# Exercise:
Extract only the lines from the start of the entries below to the line with "insetLeft: si *", inclusive; omit every picture.

** BEGIN Material for this exercise **

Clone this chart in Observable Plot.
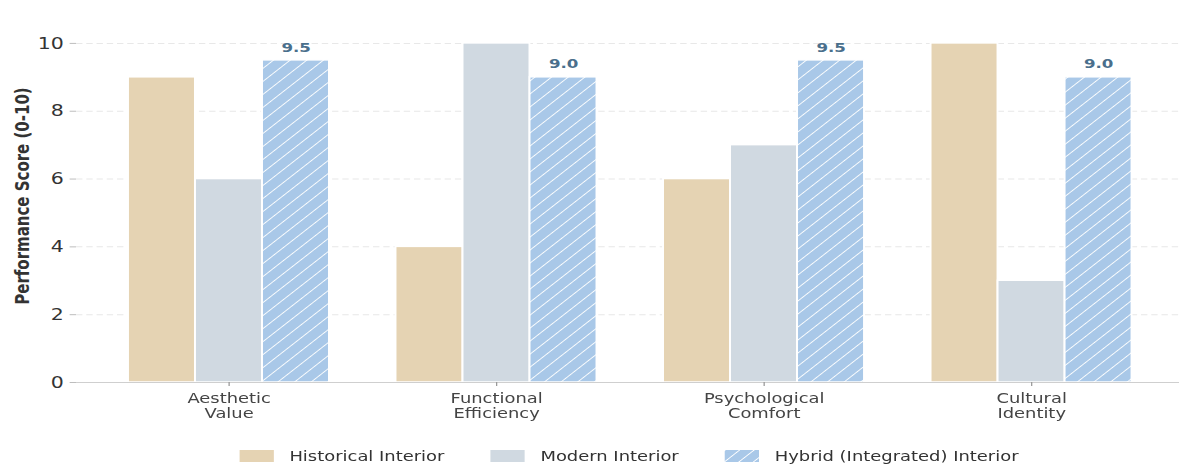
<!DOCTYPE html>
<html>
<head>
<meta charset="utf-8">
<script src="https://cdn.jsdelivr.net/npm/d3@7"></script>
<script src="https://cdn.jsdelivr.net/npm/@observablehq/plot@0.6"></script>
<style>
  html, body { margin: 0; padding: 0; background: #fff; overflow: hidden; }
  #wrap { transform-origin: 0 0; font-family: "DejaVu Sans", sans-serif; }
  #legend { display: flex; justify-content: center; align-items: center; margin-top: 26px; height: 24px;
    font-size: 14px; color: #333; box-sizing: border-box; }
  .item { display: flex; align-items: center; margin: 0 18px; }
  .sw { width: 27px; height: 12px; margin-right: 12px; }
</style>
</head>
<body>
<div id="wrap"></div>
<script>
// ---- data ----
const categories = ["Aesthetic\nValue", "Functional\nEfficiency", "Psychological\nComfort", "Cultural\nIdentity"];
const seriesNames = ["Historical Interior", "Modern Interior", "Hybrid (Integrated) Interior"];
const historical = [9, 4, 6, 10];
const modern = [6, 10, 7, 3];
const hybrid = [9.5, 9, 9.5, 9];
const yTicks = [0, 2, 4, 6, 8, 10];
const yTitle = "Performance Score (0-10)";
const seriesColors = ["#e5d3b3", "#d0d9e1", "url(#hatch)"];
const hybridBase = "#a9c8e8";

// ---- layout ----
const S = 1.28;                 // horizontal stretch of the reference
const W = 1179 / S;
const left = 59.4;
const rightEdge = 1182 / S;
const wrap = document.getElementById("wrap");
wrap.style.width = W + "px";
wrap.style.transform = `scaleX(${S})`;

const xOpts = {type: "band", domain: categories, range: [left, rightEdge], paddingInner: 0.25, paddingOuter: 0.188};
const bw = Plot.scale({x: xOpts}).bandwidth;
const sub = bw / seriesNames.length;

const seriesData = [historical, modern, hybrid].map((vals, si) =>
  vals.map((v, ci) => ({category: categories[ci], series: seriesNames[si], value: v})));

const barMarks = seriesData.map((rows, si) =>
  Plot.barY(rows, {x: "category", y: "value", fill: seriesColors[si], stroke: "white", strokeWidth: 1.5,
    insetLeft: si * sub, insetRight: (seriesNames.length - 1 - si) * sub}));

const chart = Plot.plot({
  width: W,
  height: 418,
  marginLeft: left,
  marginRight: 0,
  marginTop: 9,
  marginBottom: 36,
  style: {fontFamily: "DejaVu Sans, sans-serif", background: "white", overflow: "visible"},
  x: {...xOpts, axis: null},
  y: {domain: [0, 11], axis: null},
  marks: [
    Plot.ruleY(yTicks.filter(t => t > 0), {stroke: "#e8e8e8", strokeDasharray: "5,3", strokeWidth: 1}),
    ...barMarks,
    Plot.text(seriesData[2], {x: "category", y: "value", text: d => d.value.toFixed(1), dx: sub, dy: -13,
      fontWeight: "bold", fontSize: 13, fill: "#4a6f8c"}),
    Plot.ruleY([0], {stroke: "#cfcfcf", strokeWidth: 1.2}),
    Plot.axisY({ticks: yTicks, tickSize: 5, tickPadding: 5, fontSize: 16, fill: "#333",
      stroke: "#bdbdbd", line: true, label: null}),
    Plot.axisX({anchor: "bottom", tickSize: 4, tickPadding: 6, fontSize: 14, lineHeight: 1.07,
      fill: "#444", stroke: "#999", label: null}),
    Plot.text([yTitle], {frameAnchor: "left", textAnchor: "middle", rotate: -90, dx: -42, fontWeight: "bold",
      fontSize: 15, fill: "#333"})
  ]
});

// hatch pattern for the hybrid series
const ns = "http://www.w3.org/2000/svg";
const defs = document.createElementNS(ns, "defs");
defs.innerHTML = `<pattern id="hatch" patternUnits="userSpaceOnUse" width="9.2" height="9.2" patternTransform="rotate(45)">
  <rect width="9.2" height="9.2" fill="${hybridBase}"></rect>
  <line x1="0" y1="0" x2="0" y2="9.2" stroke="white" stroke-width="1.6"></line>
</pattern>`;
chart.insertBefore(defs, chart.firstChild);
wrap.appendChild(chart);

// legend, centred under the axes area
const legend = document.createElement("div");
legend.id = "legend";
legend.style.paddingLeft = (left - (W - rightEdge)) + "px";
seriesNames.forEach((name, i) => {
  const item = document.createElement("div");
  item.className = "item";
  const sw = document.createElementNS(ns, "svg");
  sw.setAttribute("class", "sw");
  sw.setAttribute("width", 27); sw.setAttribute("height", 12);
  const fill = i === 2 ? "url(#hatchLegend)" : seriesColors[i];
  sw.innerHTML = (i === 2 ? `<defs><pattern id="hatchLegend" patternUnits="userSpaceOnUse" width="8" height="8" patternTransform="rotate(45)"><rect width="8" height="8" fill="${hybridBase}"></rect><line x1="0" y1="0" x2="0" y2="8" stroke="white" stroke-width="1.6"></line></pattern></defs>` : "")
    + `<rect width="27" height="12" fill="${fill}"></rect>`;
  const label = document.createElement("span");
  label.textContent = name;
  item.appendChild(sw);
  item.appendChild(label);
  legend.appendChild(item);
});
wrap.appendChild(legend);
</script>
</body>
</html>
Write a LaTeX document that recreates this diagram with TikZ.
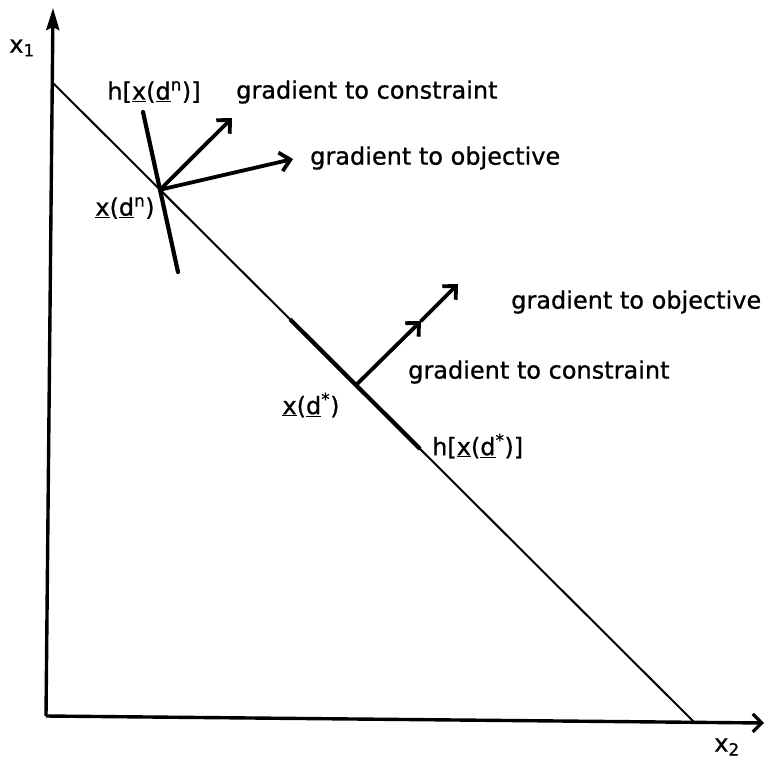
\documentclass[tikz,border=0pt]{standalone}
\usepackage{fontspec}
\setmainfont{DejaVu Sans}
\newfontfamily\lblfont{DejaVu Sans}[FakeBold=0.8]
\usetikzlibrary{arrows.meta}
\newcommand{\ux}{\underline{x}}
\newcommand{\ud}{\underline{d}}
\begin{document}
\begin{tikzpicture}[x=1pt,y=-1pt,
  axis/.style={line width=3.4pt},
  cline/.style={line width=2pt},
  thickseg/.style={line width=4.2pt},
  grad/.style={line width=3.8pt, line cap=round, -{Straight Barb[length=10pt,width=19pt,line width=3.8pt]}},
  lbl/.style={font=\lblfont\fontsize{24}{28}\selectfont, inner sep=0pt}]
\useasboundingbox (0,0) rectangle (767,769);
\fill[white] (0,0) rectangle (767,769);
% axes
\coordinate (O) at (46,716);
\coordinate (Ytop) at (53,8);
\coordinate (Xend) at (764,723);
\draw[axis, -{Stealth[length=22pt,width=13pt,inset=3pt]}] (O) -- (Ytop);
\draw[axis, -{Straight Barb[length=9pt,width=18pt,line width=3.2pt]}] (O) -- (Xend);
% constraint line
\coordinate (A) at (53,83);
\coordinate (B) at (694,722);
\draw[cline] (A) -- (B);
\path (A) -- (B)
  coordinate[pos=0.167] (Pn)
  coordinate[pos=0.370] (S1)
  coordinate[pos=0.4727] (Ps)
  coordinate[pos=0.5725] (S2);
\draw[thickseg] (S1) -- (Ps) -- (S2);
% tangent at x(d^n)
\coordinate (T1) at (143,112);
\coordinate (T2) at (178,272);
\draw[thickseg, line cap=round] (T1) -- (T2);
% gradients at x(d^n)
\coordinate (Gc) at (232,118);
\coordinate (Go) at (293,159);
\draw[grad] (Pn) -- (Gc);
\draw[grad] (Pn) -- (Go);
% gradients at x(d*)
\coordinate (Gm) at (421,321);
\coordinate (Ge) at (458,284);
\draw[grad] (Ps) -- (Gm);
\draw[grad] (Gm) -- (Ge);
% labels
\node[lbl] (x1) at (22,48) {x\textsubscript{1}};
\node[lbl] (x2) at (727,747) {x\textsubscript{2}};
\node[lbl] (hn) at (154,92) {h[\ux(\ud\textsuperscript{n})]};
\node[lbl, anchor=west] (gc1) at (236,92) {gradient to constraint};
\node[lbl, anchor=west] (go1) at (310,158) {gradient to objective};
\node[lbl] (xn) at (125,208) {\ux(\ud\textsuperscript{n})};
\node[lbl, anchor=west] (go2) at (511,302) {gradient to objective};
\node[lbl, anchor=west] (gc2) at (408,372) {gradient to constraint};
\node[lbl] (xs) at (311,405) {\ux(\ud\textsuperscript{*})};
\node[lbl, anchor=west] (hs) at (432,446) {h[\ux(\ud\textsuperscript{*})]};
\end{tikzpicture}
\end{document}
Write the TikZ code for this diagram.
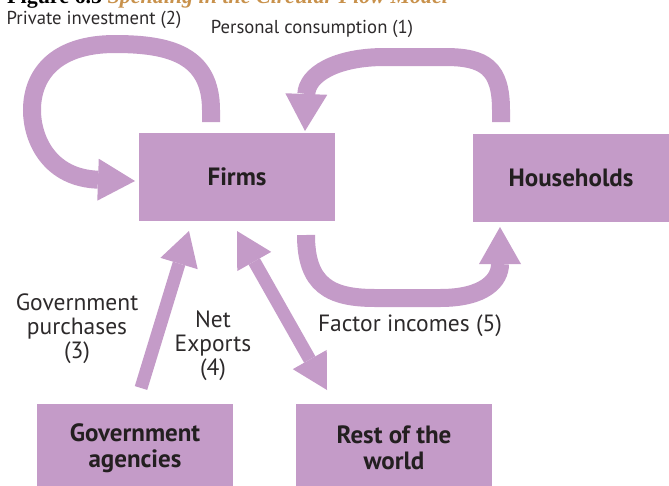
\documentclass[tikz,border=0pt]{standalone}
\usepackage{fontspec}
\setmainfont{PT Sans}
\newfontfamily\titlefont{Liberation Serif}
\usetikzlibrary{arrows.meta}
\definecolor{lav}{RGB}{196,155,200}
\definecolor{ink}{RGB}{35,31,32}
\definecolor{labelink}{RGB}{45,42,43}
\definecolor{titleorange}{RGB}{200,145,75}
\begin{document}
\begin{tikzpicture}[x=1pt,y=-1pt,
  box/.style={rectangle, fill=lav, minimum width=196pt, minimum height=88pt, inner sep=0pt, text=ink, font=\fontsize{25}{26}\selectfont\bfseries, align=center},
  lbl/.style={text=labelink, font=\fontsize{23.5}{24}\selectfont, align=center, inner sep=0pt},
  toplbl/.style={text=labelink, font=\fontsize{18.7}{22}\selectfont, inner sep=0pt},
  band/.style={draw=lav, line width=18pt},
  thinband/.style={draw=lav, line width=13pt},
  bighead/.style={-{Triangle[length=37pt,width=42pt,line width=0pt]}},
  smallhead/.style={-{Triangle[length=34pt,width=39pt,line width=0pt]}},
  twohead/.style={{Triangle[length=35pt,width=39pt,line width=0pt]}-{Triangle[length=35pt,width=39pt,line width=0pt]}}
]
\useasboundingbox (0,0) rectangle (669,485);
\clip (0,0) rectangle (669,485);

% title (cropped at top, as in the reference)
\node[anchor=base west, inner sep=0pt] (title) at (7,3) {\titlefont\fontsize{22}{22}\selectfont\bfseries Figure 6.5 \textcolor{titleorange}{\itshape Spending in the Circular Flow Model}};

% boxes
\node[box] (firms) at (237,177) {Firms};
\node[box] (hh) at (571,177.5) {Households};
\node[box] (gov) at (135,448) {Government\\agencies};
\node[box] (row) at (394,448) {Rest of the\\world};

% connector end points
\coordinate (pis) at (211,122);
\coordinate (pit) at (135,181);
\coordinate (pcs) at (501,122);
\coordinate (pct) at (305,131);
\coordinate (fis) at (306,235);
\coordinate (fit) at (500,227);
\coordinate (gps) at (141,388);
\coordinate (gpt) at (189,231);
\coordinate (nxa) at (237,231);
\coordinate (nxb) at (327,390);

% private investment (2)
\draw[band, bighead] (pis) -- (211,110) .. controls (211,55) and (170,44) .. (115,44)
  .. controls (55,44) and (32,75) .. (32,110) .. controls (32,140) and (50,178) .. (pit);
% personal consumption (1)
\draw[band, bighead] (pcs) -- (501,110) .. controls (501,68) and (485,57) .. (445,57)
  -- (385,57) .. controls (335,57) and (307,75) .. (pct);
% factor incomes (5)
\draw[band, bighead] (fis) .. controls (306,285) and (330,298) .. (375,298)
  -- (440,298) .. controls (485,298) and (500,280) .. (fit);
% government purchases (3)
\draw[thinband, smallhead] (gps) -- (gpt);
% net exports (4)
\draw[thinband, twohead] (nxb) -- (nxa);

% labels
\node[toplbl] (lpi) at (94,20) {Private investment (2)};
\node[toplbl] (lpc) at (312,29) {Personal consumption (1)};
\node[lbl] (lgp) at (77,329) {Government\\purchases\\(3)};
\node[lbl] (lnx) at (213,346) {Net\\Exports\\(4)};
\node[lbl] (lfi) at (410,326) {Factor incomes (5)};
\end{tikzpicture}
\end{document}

** END Material for this exercise **

# Exercise answer:
Clone this chart in Observable Plot.
<!DOCTYPE html>
<html>
<head>
<meta charset="utf-8">
<script src="https://cdn.jsdelivr.net/npm/d3@7"></script>
<script src="https://cdn.jsdelivr.net/npm/@observablehq/plot@0.6"></script>
<style>
  html, body { margin: 0; padding: 0; background: #fff; overflow: hidden; }
  #wrap { transform-origin: 0 0; font-family: "DejaVu Sans", sans-serif; }
  #legend { display: flex; justify-content: center; align-items: center; margin-top: 26px; height: 24px;
    font-size: 14px; color: #333; box-sizing: border-box; }
  .item { display: flex; align-items: center; margin: 0 18px; }
  .sw { width: 27px; height: 12px; margin-right: 12px; }
</style>
</head>
<body>
<div id="wrap"></div>
<script>
// ---- data ----
const categories = ["Aesthetic\nValue", "Functional\nEfficiency", "Psychological\nComfort", "Cultural\nIdentity"];
const seriesNames = ["Historical Interior", "Modern Interior", "Hybrid (Integrated) Interior"];
const historical = [9, 4, 6, 10];
const modern = [6, 10, 7, 3];
const hybrid = [9.5, 9, 9.5, 9];
const yTicks = [0, 2, 4, 6, 8, 10];
const yTitle = "Performance Score (0-10)";
const seriesColors = ["#e5d3b3", "#d0d9e1", "url(#hatch)"];
const hybridBase = "#a9c8e8";

// ---- layout ----
const S = 1.28;                 // horizontal stretch of the reference
const W = 1179 / S;
const left = 59.4;
const rightEdge = 1182 / S;
const wrap = document.getElementById("wrap");
wrap.style.width = W + "px";
wrap.style.transform = `scaleX(${S})`;

const xOpts = {type: "band", domain: categories, range: [left, rightEdge], paddingInner: 0.25, paddingOuter: 0.188};
const bw = Plot.scale({x: xOpts}).bandwidth;
const sub = bw / seriesNames.length;

const seriesData = [historical, modern, hybrid].map((vals, si) =>
  vals.map((v, ci) => ({category: categories[ci], series: seriesNames[si], value: v})));

const barMarks = seriesData.map((rows, si) =>
  Plot.barY(rows, {x: "category", y: "value", fill: seriesColors[si], stroke: "white", strokeWidth: 1.5,
    insetLeft: si * sub, insetRight: (seriesNames.length - 1 - si) * sub}));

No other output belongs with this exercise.